感染根管治療について
- 2022年12月20日
- 虫歯
感染根管治療について
感染根管治療(かんせんこんかんちりょう)とは細菌に感染して、歯髄(歯の神経のこと)が腐ってしまったり、あるいは既存の根管充填剤が汚染され、それらを除去し歯の根の治療をすることをいいます。歯の根の治療にはもう一つ抜髄がありますが、以前にも記載しましたのでご参考いただければと思います(歯の神経と治療方法)。
歯髄が腐る
むし歯菌による歯髄への感染、咬み合わせがあっていない被せ物、知覚過敏などが原因で持続的に歯髄が刺激されると歯髄炎(しずいえん)となります。さらにこの状態を放置しておくと、歯髄炎が進行して歯髄が壊死し、腐ってしまい感染根管となります。
歯髄が死ぬと神経組織がなくなるため、一時的には痛みがなくなります。しかし感染は静かに広がっていきます。
歯の根の先に膿が溜まり、腫れる
感染根管になってしまうと、繁殖した細菌は歯の内部の象牙質に侵入しながら、歯を支える歯根のまわりの骨を溶かして膿が溜ります。これを根尖性歯周炎(こんせんせいししゅうえん)と呼びます。炎症が広がると、歯根膜炎(しこんまくえん)をおこしたり、根尖病変(こんせんびょうへん)や歯根嚢胞(しこんのうほう)を形成します。
治療
腐った歯髄とその周りの汚れた歯根を同時に清掃しなければ溜まった膿は無くなりません。このような治療を感染根管治療といいます。
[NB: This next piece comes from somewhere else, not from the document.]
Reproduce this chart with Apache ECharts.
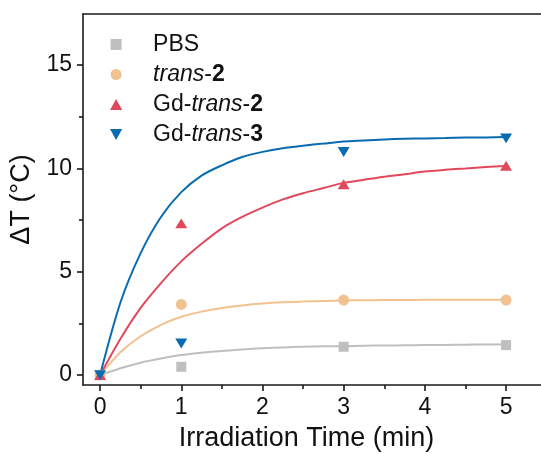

汚れがなくなると膿は排出され症状は改善にむかいます。
根尖性歯周炎の症状の経過
根尖性歯周炎には急性期と慢性期があります。
・急性期
急性期は何もしなくてもズキズキ痛い状態です。
痛み止めを服用しても改善しないくらいの痛みがでます。その後歯ぐきが腫れ切開して膿を出さないといけないこともあります。
・慢性期
慢性期は普段は痛くないけれども、体調が悪いときなどに鈍痛が生じます。またものを噛むとひびいたり、おもたい感じがしたり、患歯の周りの歯ぐきにニキビのようなできものができることが多いです。またそのできものが腫れたり、潰れたり繰り返すことがあります。
根尖性歯周炎は臨床上よく遭遇する病気ですが、急性期には耐え難いほどの痛みを呈する病気でもあります。また炎症が強いほど麻酔薬も効きにくく、患者さんにとっても、歯科医師にとってもつらい病気です。異常を感じたら早めの受診をおすすめします。